What I wonder is why. Why do companies vendor out things over and over. For years, they pay other people to do the work their own engineers should be doing. And I get the argument that somethings are far to complex to try to build out. Building switches is not something that sustainable. Or encoding algorithms. But even things like JIRA, there are open source alternatives.
And so, OK, if you have the money buy some JIRA licenses, I’m fine with that. But when you have a culture of vendoring out products you’re saying to your employees is:
Your not worth investing in. I’m not interested in what you can do or provide. I’d rather just pay someone else for it and let you deal with the fallout.
Which there will be fallout. There always is. There’s always some major feature that wasn’t described in the initial statement of work (SOW) that maybe seemed implicit at the time or was just plain forgotten altogether. But now that it’s delivered it doesn’t have it or integrates with things poorly. And now what? You’re filling out more SOWs and paying them again for what they should have built in the first place!
Vendor products just don’t tend to be sustainable. You rely too heavily on their support and so you don’t invest in people who can run and manage the system.
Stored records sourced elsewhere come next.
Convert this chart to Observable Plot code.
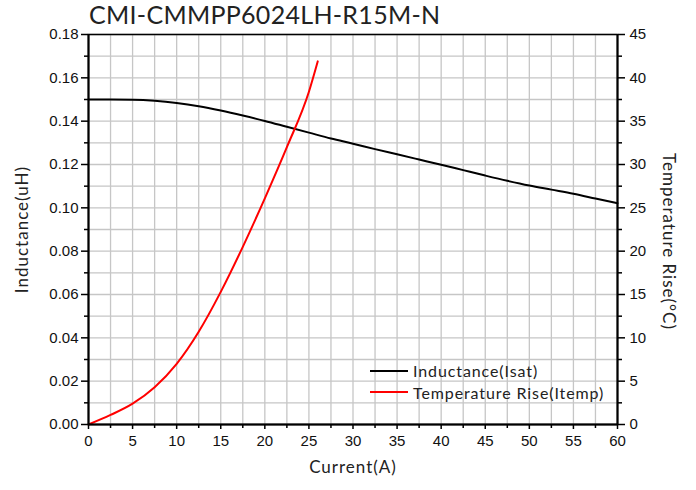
<!DOCTYPE html>
<html>
<head>
<meta charset="utf-8">
<script src="https://cdn.jsdelivr.net/npm/d3@7"></script>
<script src="https://cdn.jsdelivr.net/npm/@observablehq/plot@0.6"></script>
<style>
  html, body { margin: 0; padding: 0; background: white; }
  #wrap { position: relative; width: 696px; height: 490px; }
  #title { height: 24px; line-height: 24px; padding-left: 89px; font-family: Lato, sans-serif; font-size: 25px; letter-spacing: 0.3px; color: #222; white-space: nowrap; padding-top: 2px; box-sizing: border-box; }
  #legend { position: absolute; left: 370px; top: 360px; font-family: Lato, sans-serif; font-size: 16px; letter-spacing: 0.9px; color: #222; }
  .lg { display: flex; align-items: center; height: 21.5px; }
  .sw { width: 38px; height: 2px; margin-right: 5px; }
</style>
</head>
<body>
<div id="wrap">
  <div id="title">CMI-CMMPP6024LH-R15M-N</div>
  <div id="chart"></div>
  <div id="legend"></div>
</div>
<script>
const title = "CMI-CMMPP6024LH-R15M-N";
const xLabel = "Current(A)";
const yLabel = "Inductance(uH)";
const y2Label = "Temperature Rise(°C)";
const seriesNames = ["Inductance(Isat)", "Temperature Rise(Itemp)"];
const seriesColors = ["black", "red"];

// Inductance vs current
const indCurrent = [0, 2.5, 5, 7.5, 10, 12.5, 15, 17.5, 20, 22.5, 25, 27.5, 30, 32.5, 35, 37.5, 40, 42.5, 45, 47.5, 50, 52.5, 55, 57.5, 60];
const indValue = [0.1500, 0.1500, 0.1499, 0.1494, 0.1484, 0.1469, 0.1449, 0.1426, 0.1401, 0.1374, 0.1347, 0.1320, 0.1296, 0.1271, 0.1247, 0.1223, 0.1199, 0.1174, 0.1149, 0.1125, 0.1103, 0.1084, 0.1065, 0.1043, 0.1021];

// Temperature rise vs current
const tempCurrent = [0, 2.5, 5, 7.5, 10, 12.5, 15, 17.5, 20, 22.5, 25, 26];
const tempValue = [0, 1.1, 2.4, 4.3, 7.0, 10.7, 15.3, 20.5, 26.1, 32.0, 38.4, 41.9];

// ticks
const xTicks = [0, 5, 10, 15, 20, 25, 30, 35, 40, 45, 50, 55, 60];
const xMinor = [2.5, 7.5, 12.5, 17.5, 22.5, 27.5, 32.5, 37.5, 42.5, 47.5, 52.5, 57.5];
const yTicks = [0, 0.02, 0.04, 0.06, 0.08, 0.10, 0.12, 0.14, 0.16, 0.18];
const yMinor = [0.01, 0.03, 0.05, 0.07, 0.09, 0.11, 0.13, 0.15, 0.17];
const y2Ticks = [0, 5, 10, 15, 20, 25, 30, 35, 40, 45];
const y2Minor = [2.5, 7.5, 12.5, 17.5, 22.5, 27.5, 32.5, 37.5, 42.5];

const yMax = 0.18, y2Max = 45;
const k = y2Max / yMax; // temperature units per inductance unit

const indData = indCurrent.map((c, i) => ({c, v: indValue[i]}));
const tempData = tempCurrent.map((c, i) => ({c, t: tempValue[i]}));

const tickFont = "'Liberation Sans', Arial, sans-serif";
const labFont = "Lato, sans-serif";
const gridColor = "#c6c6c6";

const plot = Plot.plot({
  width: 696,
  height: 466,
  marginLeft: 88,
  marginRight: 79,
  marginTop: 10,
  marginBottom: 66,
  style: {background: "white", overflow: "visible"},
  x: {domain: [0, 60]},
  y: {domain: [0, yMax]},
  marks: [
    Plot.gridX([...xTicks, ...xMinor], {stroke: gridColor, strokeOpacity: 1, strokeWidth: 1.3}),
    Plot.gridY([...yTicks, ...yMinor], {stroke: gridColor, strokeOpacity: 1, strokeWidth: 1.3}),
    Plot.line(indData, {x: "c", y: "v", stroke: seriesColors[0], strokeWidth: 2, curve: "monotone-x"}),
    Plot.line(tempData, {x: "c", y: d => d.t / k, stroke: seriesColors[1], strokeWidth: 2, curve: "monotone-x"}),
    Plot.frame({stroke: "black", strokeWidth: 1.5}),
    Plot.ruleX([0], {stroke: "black", strokeWidth: 2}),
    Plot.ruleX([60], {stroke: "black", strokeWidth: 2}),
    Plot.ruleY([0], {stroke: "black", strokeWidth: 2}),
    Plot.axisX(xTicks, {tickSize: 5, tickPadding: 6, strokeWidth: 1.5, fontSize: 15, fontFamily: tickFont, fill: "#111", label: null}),
    Plot.axisX(xMinor, {tickSize: 4, strokeWidth: 1.5, text: null, label: null}),
    Plot.axisY(yTicks, {anchor: "left", tickSize: 7, tickPadding: 3, strokeWidth: 1.5, fontSize: 15, fontFamily: tickFont, fill: "#111", tickFormat: d3.format(".2f"), label: null}),
    Plot.axisY(yMinor, {anchor: "left", tickSize: 4, strokeWidth: 1.5, text: null, label: null}),
    Plot.axisY(y2Ticks.map(t => t / k), {anchor: "right", tickSize: 7, tickPadding: 5, strokeWidth: 1.5, fontSize: 15, fontFamily: tickFont, fill: "#111", tickFormat: d => String(Math.round(d * k)), label: null}),
    Plot.axisY(y2Minor.map(t => t / k), {anchor: "right", tickSize: 4, strokeWidth: 1.5, text: null, label: null}),
    Plot.text([xLabel], {frameAnchor: "bottom", dy: 48, fontSize: 17, fontFamily: labFont, fill: "#222", textAnchor: "middle"}),
    Plot.text([yLabel], {frameAnchor: "left", dx: -66, rotate: -90, textAnchor: "middle", fontSize: 17, fontFamily: labFont, fill: "#222"}),
    Plot.text([y2Label], {frameAnchor: "right", dx: 51, dy: 12, rotate: 90, textAnchor: "middle", fontSize: 17, fontFamily: labFont, fill: "#222"})
  ]
});
document.getElementById("chart").appendChild(plot);
// letter spacing for axis titles
d3.select(plot).selectAll("text").filter(function () {
  const t = this.textContent;
  return t === xLabel || t === yLabel || t === y2Label;
}).style("letter-spacing", "1px");

const legend = d3.select("#legend");
seriesNames.forEach((name, i) => {
  const row = legend.append("div").attr("class", "lg");
  row.append("div").attr("class", "sw").style("background", seriesColors[i]);
  row.append("span").text(name);
});
</script>
</body>
</html>
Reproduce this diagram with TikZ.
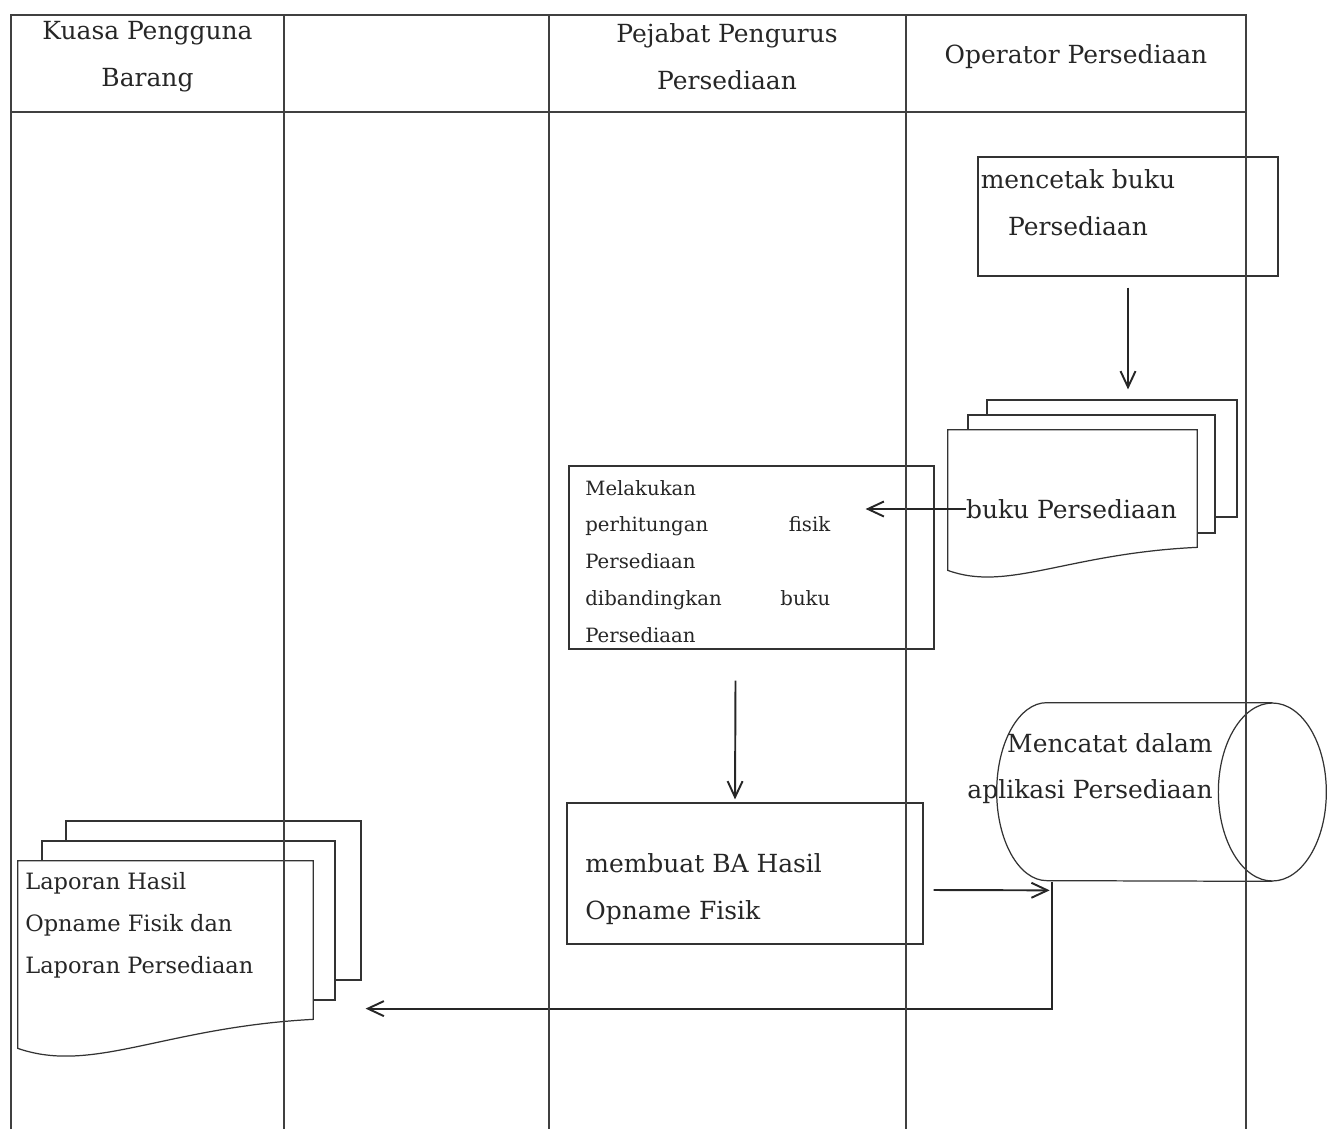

When something breaks you’re at their mercy to fix it and you pray that the outage isn’t widespread or doesn’t push out testing/integration deadlines too far while it’s triaged. You’re at the mercy of their development cycles and when they’ll deliver.
Today is now Sunday and I’m updating my resume. I will work at a real software company. It’s not some pie in the sky dream, it’s real, it has to be. That’s the only way out. I can’t wait for culture to change here. I can’t keep believing in leaderships’ lies about how good the future will be.
I need to break the cycle. I have to. For my own health if nothing else. There are only three ways this ends. (1) I die at my desk over a heart failure or some other stress related catastrophic organ failure. (2) I give up and just phone it in for the rest of my tenure. Or (3) I move on.
Options one and two are the same to me; drowning is the same as treading water. Three is the only real option I have. So I’m going to take it. Not today, and not even this week. But one day, one fine day, I will work at a real software company.